Work to complete:
All of the material below is to be restated word for word, apart from the pictures.

---- Data excerpt

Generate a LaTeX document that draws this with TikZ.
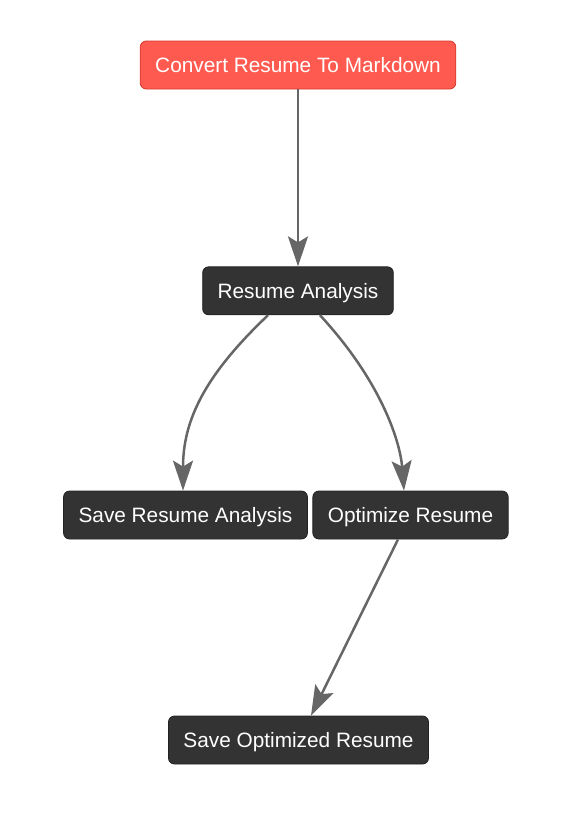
\documentclass[tikz,border=0pt]{standalone}
\usepackage{fontspec}
\setmainfont{Liberation Sans}
\usetikzlibrary{arrows.meta,positioning}

\definecolor{startred}{HTML}{FF5A4F}
\definecolor{startedge}{HTML}{D63A2F}
\definecolor{stepdark}{HTML}{333333}
\definecolor{stepedge}{HTML}{222222}
\definecolor{linkgray}{HTML}{666666}

\begin{document}
\begin{tikzpicture}[
      x=1pt, y=1pt,
      box/.style={draw=stepedge, fill=stepdark, text=white, rounded corners=6pt, align=center,
        minimum height=48pt, inner xsep=15pt, text height=19pt, text depth=4pt,
        font=\fontsize{20.8}{25}\selectfont, line width=0.8pt},
      startbox/.style={box, draw=startedge, fill=startred},
      arr/.style={-{Stealth[length=30pt, width=20pt, inset=6pt]}, draw=linkgray, line width=2.5pt}
    ]
      \useasboundingbox (0,0) rectangle (565,-817);
      \node[startbox] (conv) at (298,-65) {Convert Resume To Markdown};
      \node[box, below=177pt of conv] (ana) {Resume Analysis};
      \node[box] (savea) at (185.5,-515) {Save Resume Analysis};
      \node[box] (opt) at (410.5,-515) {Optimize Resume};
      \node[box] (saveo) at (298.5,-740) {Save Optimized Resume};
      \draw[arr] (conv) -- (ana);
      \draw[arr] ([xshift=-30pt]ana.south) .. controls (205,-375) and (183,-420) .. ([xshift=-2.5pt]savea.north);
      \draw[arr] ([xshift=22pt]ana.south) .. controls (380,-380) and (400,-440) .. ([xshift=-6.5pt]opt.north);
      \draw[arr] ([xshift=-12.5pt]opt.south) -- ([xshift=12.5pt]saveo.north);
    \end{tikzpicture}
\end{document}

--------

Result of this task:
Generate a LaTeX document that draws this with TikZ.
\documentclass[tikz,border=0pt]{standalone}
\usepackage{fontspec}
\setmainfont{Liberation Sans}
\usetikzlibrary{arrows.meta,positioning}

\definecolor{startred}{HTML}{FF5A4F}
\definecolor{startedge}{HTML}{D63A2F}
\definecolor{stepdark}{HTML}{333333}
\definecolor{stepedge}{HTML}{222222}
\definecolor{linkgray}{HTML}{666666}

\begin{document}
\begin{tikzpicture}[
      x=1pt, y=1pt,
      box/.style={draw=stepedge, fill=stepdark, text=white, rounded corners=6pt, align=center,
        minimum height=48pt, inner xsep=15pt, text height=19pt, text depth=4pt,
        font=\fontsize{20.8}{25}\selectfont, line width=0.8pt},
      startbox/.style={box, draw=startedge, fill=startred},
      arr/.style={-{Stealth[length=30pt, width=20pt, inset=6pt]}, draw=linkgray, line width=2.5pt}
    ]
      \useasboundingbox (0,0) rectangle (565,-817);
      \node[startbox] (conv) at (298,-65) {Convert Resume To Markdown};
      \node[box, below=177pt of conv] (ana) {Resume Analysis};
      \node[box] (savea) at (185.5,-515) {Save Resume Analysis};
      \node[box] (opt) at (410.5,-515) {Optimize Resume};
      \node[box] (saveo) at (298.5,-740) {Save Optimized Resume};
      \draw[arr] (conv) -- (ana);
      \draw[arr] ([xshift=-30pt]ana.south) .. controls (205,-375) and (183,-420) .. ([xshift=-2.5pt]savea.north);
      \draw[arr] ([xshift=22pt]ana.south) .. controls (380,-380) and (400,-440) .. ([xshift=-6.5pt]opt.north);
      \draw[arr] ([xshift=-12.5pt]opt.south) -- ([xshift=12.5pt]saveo.north);
    \end{tikzpicture}
\end{document}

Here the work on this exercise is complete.